Antigamente eram mais coloridos, assim como todas as casas de praia que dantes aqui havia, romanticamente construídas em madeira e pintadas em tons pastel art deco, plantadas paralelamente ao mar. Serviam de casas de praia para as gentes da cidade. Na altura era muito chique ter uma casa de praia (acho que hoje ainda é).

Ao meu lado vejo postes de iluminação que vão ficando corroídos pelo salitre que circula no ar vindo do mar. Dizem que é o iodo do mar. Eu, apaixonadamente, apelido este ar de maresia. Poético? Talvez. Mas a maresia do mar da Caparica, meus amigos, é um poema para os nossos sentidos.

A meia dúzia de passos há barcos da arte de xávega deitados no areal, com a quilha para cima, tomando banhos de sol. Ao seu lado, dormitando na modorra, tractores com caixotes vazios de pescado, bocejam por entre os oleados coloridos que os cobrem. Têm nomes sentimentais, os barcos. A mar a Costa, Canope, Amor de mãe, Isilda Felisbela. Desperto deste torpor ao som de passadas vigorosas de atletas a sério, de cronómetros no braço e outros gadgets estranhos. Os seus óculos escuros, com design aerodinâmico, parecem daqueles esquiadores nórdicos saídos de uma competição de cross country em esqui. Acabo a escrita. Vou à vila beber um café. Lá longe, no mar, o troar das vagas de sudoeste traz-me ao presente. Volto a casa ou estarei em casa? Passo ainda pelos espartanos bancos de betão brancos, que se encontram no calçadão, onde Tarzans fazem flexões e abdominais. Passo de saída pelo lugar onde dantes se comiam as melhores farturas das e nas praias da Caparica: Delícias da Praia, um acolhedor estabelecimento que aqui havia a meio da praia.

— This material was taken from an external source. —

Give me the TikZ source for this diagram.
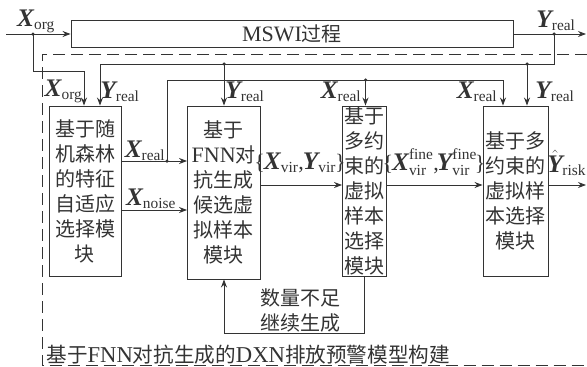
\documentclass[tikz,border=0pt]{standalone}
\usepackage{fontspec}
\usepackage{amsmath}
\setmainfont{Liberation Serif}[Scale=1.1]
\newfontfamily\cjk{Noto Sans CJK SC}
\usetikzlibrary{arrows.meta}
\newcommand\bigv[1]{\text{\fontsize{23}{25}\selectfont\bfseries\itshape #1}}
\newcommand\smallt[1]{\text{\fontsize{14}{16}\selectfont #1}}
\newcommand\lab[2]{$\bigv{#1}_{\smallt{#2}}$}
\newcommand\labf[1]{$\bigv{#1}^{\smallt{fine}}_{\smallt{vir}}$}
\begin{document}
\begin{tikzpicture}[x=1pt,y=-1pt,
  color=black!80, line width=0.9pt,
  font=\fontsize{20}{25}\selectfont,
  box/.style={draw, rectangle, inner sep=0pt, align=center,
    font=\fontsize{20}{25}\selectfont\cjk},
  arr/.style={-{Stealth[length=8pt,width=6pt]}},
  dot/.style={circle, fill=black!80, inner sep=0pt, minimum size=3.5pt},
  lbl/.style={inner sep=0pt},
  cjkt/.style={inner sep=0pt, align=center, font=\fontsize{20}{25}\selectfont\cjk}]
\useasboundingbox (0,0) rectangle (587,367);

% dashed frame
\coordinate (dtr) at (587,54);
\coordinate (dbr) at (587,365.5);
\draw[dash pattern=on 12pt off 6pt] (dtr) -- (42,54) -- (42,365.5) -- (dbr);

% process box
\node[box, minimum width=442pt, minimum height=27pt] (mswi) at (292,34)
  {{\rmfamily MSWI}过程};

% module boxes
\node[box, minimum width=72pt, minimum height=170pt, text width=66pt] (b1) at (85,191)
  {基于随\\机森林\\的特征\\自适应\\选择模\\块};
\node[box, minimum width=72.5pt, minimum height=173pt, text width=66pt] (b2) at (223.75,192.5)
  {基于\\{\rmfamily FNN}对\\抗生成\\候选虚\\拟样本\\模块};
\node[box, minimum width=44pt, minimum height=170pt, text width=40pt] (b3) at (364.5,191)
  {基于\\多约\\束的\\虚拟\\样本\\选择\\模块};
\node[box, minimum width=65.5pt, minimum height=170pt, text width=61pt] (b4) at (515.75,191)
  {基于多\\约束的\\虚拟样\\本选择\\模块};

% input / output of process
\coordinate (in) at (6,34);
\coordinate (out) at (586,34);
\node[dot] (d0) at (33,34) {};
\node[dot] (d1) at (554,34) {};
\draw[arr] (in) -- (mswi.west);
\draw[arr] (mswi.east) -- (out);

% X_org feed
\coordinate (c1) at (84,71);
\draw[arr] (d0.center) |- (c1) -- (c1 |- b1.north);
% Y_real feed
\coordinate (c2) at (100,64);
\draw[arr] (d1.center) |- (c2) -- (c2 |- b1.north);
\node[dot] (d2) at (224,64) {};
\draw[arr] (d2.center) -- (d2 |- b2.north);
\node[dot] (d3) at (527,64) {};
\draw[arr] (d3.center) -- (d3 |- b4.north);

% X_real
\node[dot] (d4) at (167,161) {};
\draw[arr] (b1.east |- d4) -- (b2.west |- d4);
\coordinate (c3) at (503,80);
\draw[arr] (d4.center) |- (c3) -- (c3 |- b4.north);
\node[dot] (d5) at (365.5,80) {};
\draw[arr] (d5.center) -- (d5 |- b3.north);

% X_noise
\coordinate (nz) at (150,210);
\draw[arr] (b1.east |- nz) -- (b2.west |- nz);

% main chain
\coordinate (m) at (300,185);
\coordinate (out2) at (586,185);
\draw[arr] (b2.east |- m) -- (b3.west |- m);
\draw[arr] (b3.east |- m) -- (b4.west |- m);
\draw[arr] (b4.east |- out2) -- (out2);

% feedback
\coordinate (fb) at (224,333);
\draw[arr] (b3.south) |- (fb) -- (fb |- b2.south);

% labels
\node[lbl] (l1) at (36,21) {\lab{X}{org}};
\node[lbl] (l2) at (556,21) {\lab{Y}{real}};
\node[lbl] (l3) at (63.5,91) {\lab{X}{org}};
\node[lbl] (l4) at (120,92) {\lab{Y}{real}};
\node[lbl] (l5) at (245,92) {\lab{Y}{real}};
\node[lbl] (l6) at (341,92) {\lab{X}{real}};
\node[lbl] (l7) at (477,92) {\lab{X}{real}};
\node[lbl] (l8) at (555,92) {\lab{Y}{real}};
\node[lbl] (l9) at (145,151) {\lab{X}{real}};
\node[lbl] (l10) at (151,199) {\lab{X}{noise}};
\node[lbl] (l11) at (300,163) {\{\kern-1pt\lab{X}{vir},\kern-1pt\lab{Y}{vir}\kern-1pt\}};
\node[lbl] (l12) at (434,162) {\{\kern-1pt\labf{X},\kern-2pt\labf{Y}\kern-2pt\}};
\node[lbl, anchor=east] (l13) at (586.5,163) {$\hat{\bigv{Y}}_{\kern-0.5pt\smallt{risk}}$};
\node[cjkt] (l14) at (300,310) {数量不足\\继续生成};
\node[cjkt, anchor=west, font=\fontsize{20.6}{25}\selectfont\cjk] (l15) at (46,355)
  {基于{\rmfamily FNN}对抗生成的{\rmfamily DXN}排放预警模型构建};
\end{tikzpicture}
\end{document}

Já não existe.

As praias mudam e nós temos de mudar com elas. Às vezes, em viagem, procuramos coisas diferentes e encontramos coisas parecidas. Por vezes basta o passado como fio condutor de uma viagem. Às vezes parece uma boa desculpa para voltar a esse lugar inocente chamado passado. O passado é um bom lugar para se visitar. Mas não é um bom lugar para se lá ficar.

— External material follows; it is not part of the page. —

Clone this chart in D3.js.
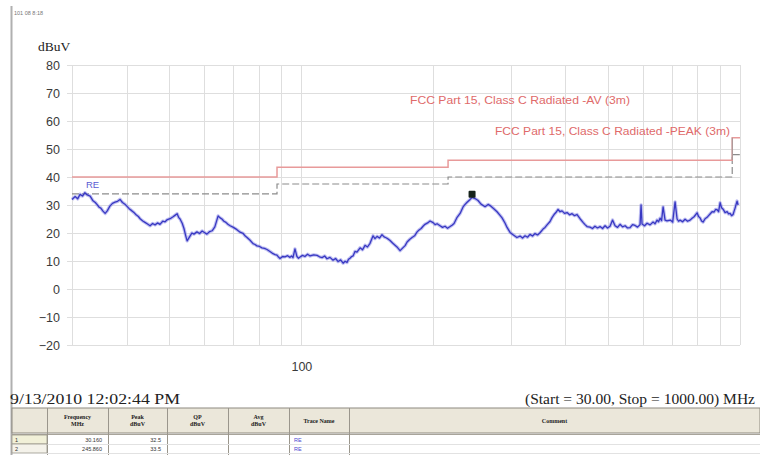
<!DOCTYPE html>
<html><head><meta charset="utf-8">
<script src="https://cdn.jsdelivr.net/npm/d3@7"></script>
<style>body{margin:0;background:#fff;overflow:hidden;} svg{display:block;}</style>
</head><body>
<svg id="c" width="760" height="455"></svg>
<script>
// ---- data ----
const traceFreq = [30.0,30.5,30.9,31.3,31.7,32.1,32.5,33.0,33.5,33.9,34.2,34.6,34.9,35.3,35.7,36.1,36.6,37.1,37.6,38.1,38.6,39.1,39.6,40.0,40.5,41.1,41.6,42.0,42.5,42.9,43.5,44.0,44.6,45.2,45.8,46.4,47.0,47.6,48.3,48.9,49.5,50.2,51.0,51.5,52.1,52.5,52.9,53.5,54.0,54.5,54.9,55.6,56.3,56.9,57.8,58.6,59.4,60.1,60.9,61.8,62.6,63.5,64.6,65.3,65.9,66.6,67.3,68.0,68.8,70.0,71.3,72.5,73.6,74.5,75.2,76.4,77.6,78.4,79.2,80.3,81.3,82.4,83.5,84.8,86.2,87.1,88.0,88.8,89.4,90.6,91.8,93.0,94.2,95.0,95.7,96.7,97.7,98.5,99.3,100.6,101.9,103.3,104.7,106.7,108.6,110.0,111.5,113.0,114.4,116.2,118.1,119.7,121.3,122.9,124.5,125.8,127.1,128.1,129.1,130.2,131.2,132.5,133.9,136.1,137.9,139.7,141.5,143.4,145.7,147.2,148.8,150.7,152.7,154.4,156.0,157.6,159.3,161.4,163.5,165.7,167.9,170.1,172.4,174.2,176.5,178.8,181.2,183.6,185.5,187.5,189.4,191.4,194.0,196.5,199.7,201.8,203.9,207.1,209.8,212.6,215.4,218.3,220.6,222.9,226.5,230.1,233.7,236.2,238.7,242.5,245.0,248.9,252.8,256.8,262.3,266.5,269.3,275.0,279.3,283.8,286.8,291.4,294.4,299.1,303.8,310.0,315.2,319.4,323.6,327.8,332.1,336.5,341.0,345.5,350.0,355.6,359.4,363.2,368.9,372.8,376.8,380.8,384.8,388.8,392.9,398.1,403.4,408.7,414.1,419.6,425.1,431.9,438.7,443.3,448.0,455.0,461.0,467.0,473.3,479.7,486.0,492.5,498.9,505.5,512.2,519.0,525.8,532.8,539.8,547.0,554.2,561.5,568.9,576.4,584.0,591.8,594.9,598.0,605.9,613.9,623.7,633.6,640.2,647.0,652.1,657.3,662.5,667.8,674.8,681.9,693.5,702.3,711.2,718.7,724.4,730.1,739.7,749.5,759.4,769.4,777.6,785.8,798.2,804.5,810.9,817.3,823.8,832.5,841.3,847.9,854.6,863.7,872.8,879.7,886.7,893.7,900.8,907.9,915.1,924.8,934.5,941.9,949.3,956.8,964.4,969.5,974.6,979.7,984.8,990.0];
const traceLevel = [32.0,33.0,32.2,33.8,33.2,34.4,33.6,33.2,31.5,30.9,30.2,29.2,28.9,27.8,27.0,27.9,29.6,30.6,31.0,31.3,32.0,30.9,30.3,29.6,28.7,27.9,27.2,26.5,25.9,25.1,24.3,23.8,23.2,22.6,23.4,22.9,23.6,23.1,24.2,24.0,24.8,25.1,25.8,26.3,26.9,25.6,25.0,23.5,21.6,19.0,17.2,18.6,20.0,19.6,20.4,19.8,20.7,20.2,19.6,20.5,20.8,22.2,26.1,25.4,25.0,24.2,23.8,23.1,22.6,22.0,21.2,20.3,19.9,18.9,18.4,17.4,16.2,15.9,15.4,15.2,14.7,14.5,14.1,13.4,12.6,12.3,12.1,11.3,10.9,11.6,11.5,11.9,11.3,11.8,11.2,14.3,11.6,11.0,11.4,12.0,11.6,12.4,11.8,12.2,12.0,11.5,11.2,11.8,10.8,11.3,10.3,10.9,9.8,10.4,9.2,9.9,9.5,10.6,11.0,11.6,11.8,13.4,13.2,14.7,14.0,15.6,15.0,16.3,19.0,18.0,18.8,18.2,19.4,18.6,18.3,17.9,17.3,16.4,15.6,14.8,13.7,14.6,15.5,16.8,17.7,18.4,19.0,20.4,21.1,21.6,22.4,23.1,23.6,24.3,23.7,23.0,23.3,22.6,22.0,22.4,21.7,22.3,22.8,23.4,25.6,27.0,29.3,30.2,31.0,32.0,32.7,32.3,31.6,30.3,29.4,30.2,29.8,28.6,27.6,26.3,25.4,23.5,22.0,20.2,19.4,18.4,18.9,18.2,19.0,18.5,19.5,18.9,19.8,19.3,20.1,21.4,22.0,22.9,24.1,25.5,26.6,27.4,28.4,27.6,27.9,27.0,27.3,26.5,26.9,26.2,26.6,25.1,23.8,23.0,22.3,22.1,21.6,22.4,21.8,22.3,21.6,22.6,21.8,22.4,24.6,22.6,22.0,23.1,22.2,22.6,21.8,21.9,23.0,22.7,22.1,23.0,30.0,23.2,22.6,23.5,22.9,23.9,23.3,24.6,24.0,25.3,24.4,29.3,24.6,24.3,24.6,23.9,31.1,25.0,24.2,24.6,24.0,24.9,24.2,24.6,25.3,25.8,27.2,25.9,25.4,24.3,23.9,25.1,25.6,26.2,26.8,27.6,27.5,28.4,28.3,27.6,30.8,29.0,28.5,27.3,27.6,26.8,27.0,26.2,26.6,27.8,28.9,30.2,31.4,30.0];
const limitFreq = [30, 88, 216, 960, 1000];
const limitSolid = [40, 43.5, 46, 54, 54];
const limitDashed = [34, 37.5, 40, 48, 48];
const limitLabels = ["FCC Part 15, Class C Radiated -AV (3m)", "FCC Part 15, Class C Radiated -PEAK (3m)"];
const yTicks = [-20,-10,0,10,20,30,40,50,60,70,80];
const xGrid = [30,40,50,60,70,80,90,100,200,300,400,500,600,700,800,900,1000];
const xLabels = [100];
const markerFreq = [245];
const markerLevel = [33.8];
const tableHeaders = [["",""],["Frequency","MHz"],["Peak","dBuV"],["QP","dBuV"],["Avg","dBuV"],["Trace Name",""],["Comment",""]];
const tableRows = [["1","30.160","32.5","","","RE",""],["2","245.860","33.5","","","RE",""]];

// ---- layout ----
const svg = d3.select("#c");
const x = d3.scaleLog().domain([30,1000]).range([72,740]);
const y = d3.scaleLinear().domain([-20,80]).range([345,65]);

// left window border
svg.append("line").attr("x1",11.5).attr("x2",11.5).attr("y1",6).attr("y2",455)
  .attr("stroke","#b0b0b0").attr("stroke-width",2);
svg.append("text").attr("x",14).attr("y",15).attr("font-family","Liberation Sans, Arial")
  .attr("font-size",5.5).attr("fill","#777").text("101 08 8:18");

// grid
const g = svg.append("g");
g.selectAll(".hg").data(yTicks).join("line")
  .attr("x1",67).attr("x2",740).attr("y1",d=>Math.round(y(d))+0.5).attr("y2",d=>Math.round(y(d))+0.5)
  .attr("stroke","#dedede").attr("stroke-width",1);
g.selectAll(".vg").data(xGrid).join("line")
  .attr("x1",d=>Math.round(x(d))+0.5).attr("x2",d=>Math.round(x(d))+0.5).attr("y1",65).attr("y2",345)
  .attr("stroke","#dedede").attr("stroke-width",1);

// axes labels
const yAxis = d3.axisLeft(y).tickValues(yTicks).tickSize(0).tickPadding(0);
svg.append("g").attr("transform","translate(60,0)").call(yAxis)
  .call(s=>s.select(".domain").remove())
  .call(s=>s.selectAll("text").attr("font-family","Liberation Sans, Arial").attr("font-size",12.5).attr("fill","#3a3a3a"));
const xAxis = d3.axisBottom(x).tickValues(xLabels).tickFormat(d3.format("d")).tickSize(0).tickPadding(0);
svg.append("g").attr("transform","translate(0,362)").call(xAxis)
  .call(s=>s.select(".domain").remove())
  .call(s=>s.selectAll("text").attr("font-family","Liberation Sans, Arial").attr("font-size",12.5).attr("fill","#3a3a3a"));

svg.append("text").attr("x",38).attr("y",51).attr("font-family","Liberation Serif, Times New Roman")
  .attr("font-size",13.5).attr("fill","#222").text("dBuV");

// limit lines
const stepLine = d3.line().x(d=>x(d[0])).y(d=>y(d[1])).curve(d3.curveStepAfter);
svg.append("path").datum(limitFreq.map((f,i)=>[f,limitDashed[i]]))
  .attr("d",stepLine).attr("fill","none").attr("stroke","#8c8c8c").attr("stroke-width",1.2)
  .attr("stroke-dasharray","7,3");
svg.append("path").datum(limitFreq.map((f,i)=>[f,limitSolid[i]]))
  .attr("d",stepLine).attr("fill","none").attr("stroke","#e89a9a").attr("stroke-width",1.5);
svg.append("line").attr("x1",x(960)).attr("x2",x(960)).attr("y1",y(54)).attr("y2",y(46))
  .attr("stroke","#999").attr("stroke-width",1);

svg.append("text").attr("x",410).attr("y",104).attr("font-family","Liberation Sans, Arial")
  .attr("font-size",10.5).attr("textLength",220).attr("lengthAdjust","spacingAndGlyphs")
  .attr("fill","#e06a6a").text(limitLabels[0]);
svg.append("text").attr("x",495).attr("y",135).attr("font-family","Liberation Sans, Arial")
  .attr("font-size",10.5).attr("textLength",235).attr("lengthAdjust","spacingAndGlyphs")
  .attr("fill","#e06a6a").text(limitLabels[1]);

// trace
const traceLine = d3.line().x(d=>x(d[0])).y(d=>y(d[1]));
const tdata = traceFreq.map((f,i)=>[f,traceLevel[i]]);
svg.append("path").datum(tdata).attr("d",traceLine).attr("fill","none")
  .attr("stroke","#8a8ae6").attr("stroke-width",3.4).attr("stroke-linejoin","round").attr("opacity",0.55);
svg.append("path").datum(tdata).attr("d",traceLine).attr("fill","none")
  .attr("stroke","#3838c2").attr("stroke-width",1.3).attr("stroke-linejoin","round");

svg.append("text").attr("x",86).attr("y",188).attr("font-family","Liberation Sans, Arial")
  .attr("font-size",9.5).attr("fill","#5a5ad2").text("RE");

// marker
svg.selectAll(".mk").data(markerFreq).join("rect")
  .attr("x",d=>x(d)-3.5).attr("y",(d,i)=>y(markerLevel[i])-3.5).attr("width",7).attr("height",7)
  .attr("rx",1).attr("fill","#15221a");

// footer texts
svg.append("text").attr("x",10).attr("y",404).attr("font-family","Liberation Serif, Times New Roman")
  .attr("font-size",15.5).attr("textLength",170).attr("lengthAdjust","spacingAndGlyphs")
  .attr("fill","#222").text("9/13/2010 12:02:44 PM");
svg.append("text").attr("x",525).attr("y",404).attr("font-family","Liberation Serif, Times New Roman")
  .attr("font-size",15).attr("textLength",230).attr("lengthAdjust","spacingAndGlyphs")
  .attr("fill","#222").text("(Start = 30.00, Stop = 1000.00) MHz");

// table
const colX = [12,47,108,167,228,289,349,760];
const hTop = 408, hBot = 433, rowH = 9;
const tb = svg.append("g");
tb.append("rect").attr("x",12).attr("y",hTop).attr("width",748).attr("height",hBot-hTop)
  .attr("fill","#ebe7da").attr("stroke","#8e8a80").attr("stroke-width",1);
tb.append("line").attr("x1",12).attr("x2",760).attr("y1",hBot+1.5).attr("y2",hBot+1.5).attr("stroke","#a8a49a");
tb.selectAll(".cl").data(colX.slice(1,-1)).join("line")
  .attr("x1",d=>d+0.5).attr("x2",d=>d+0.5).attr("y1",hTop).attr("y2",455)
  .attr("stroke","#9a968c").attr("stroke-width",1);
tableHeaders.forEach((h,i)=>{
  const cx = (colX[i]+colX[i+1])/2;
  const t = tb.append("text").attr("x",cx).attr("text-anchor","middle")
    .attr("font-family","Liberation Serif, Times New Roman").attr("font-weight","bold")
    .attr("font-size",6).attr("fill","#222");
  if(h[1]){ t.append("tspan").attr("x",cx).attr("y",419).text(h[0]); t.append("tspan").attr("x",cx).attr("y",426).text(h[1]); }
  else t.attr("y",423).text(h[0]);
});
tableRows.forEach((r,ri)=>{
  const top = hBot+2+ri*rowH;
  tb.append("rect").attr("x",12).attr("y",top).attr("width",35).attr("height",rowH)
    .attr("fill",ri===0?"#f1f0d8":"#f4f2ea").attr("stroke","#9a968c").attr("stroke-width",0.8);
  tb.append("line").attr("x1",47).attr("x2",760).attr("y1",top+rowH+0.5).attr("y2",top+rowH+0.5).attr("stroke","#e2e2e2");
  r.forEach((v,ci)=>{
    if(!v) return;
    const isName = ci===5;
    tb.append("text")
      .attr("x", ci===0 ? colX[0]+3 : (isName ? colX[ci]+5 : colX[ci+1]-6))
      .attr("y", top+7).attr("text-anchor", (ci===0||isName)?"start":"end")
      .attr("font-family","Liberation Sans, Arial").attr("font-size",5.5)
      .attr("fill", isName?"#4a4ad0":"#333").text(v);
  });
});
</script>
</body></html>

p.s. Como alguém uma vez disse: “A mim o que me acalma não é água com açúcar. É água com sal.” Deixo-vos, por agora e no areal, com as palavras de um grande escritor português. 

“A grande originalidade não é dizer coisas novas mas ser novo diante das coisas velhas.”

(Vergílio Ferreira, escritor português, 1916 – 1996)

Dedicado a todos os caparicanos, residentes e amigos da Costa da Caparica.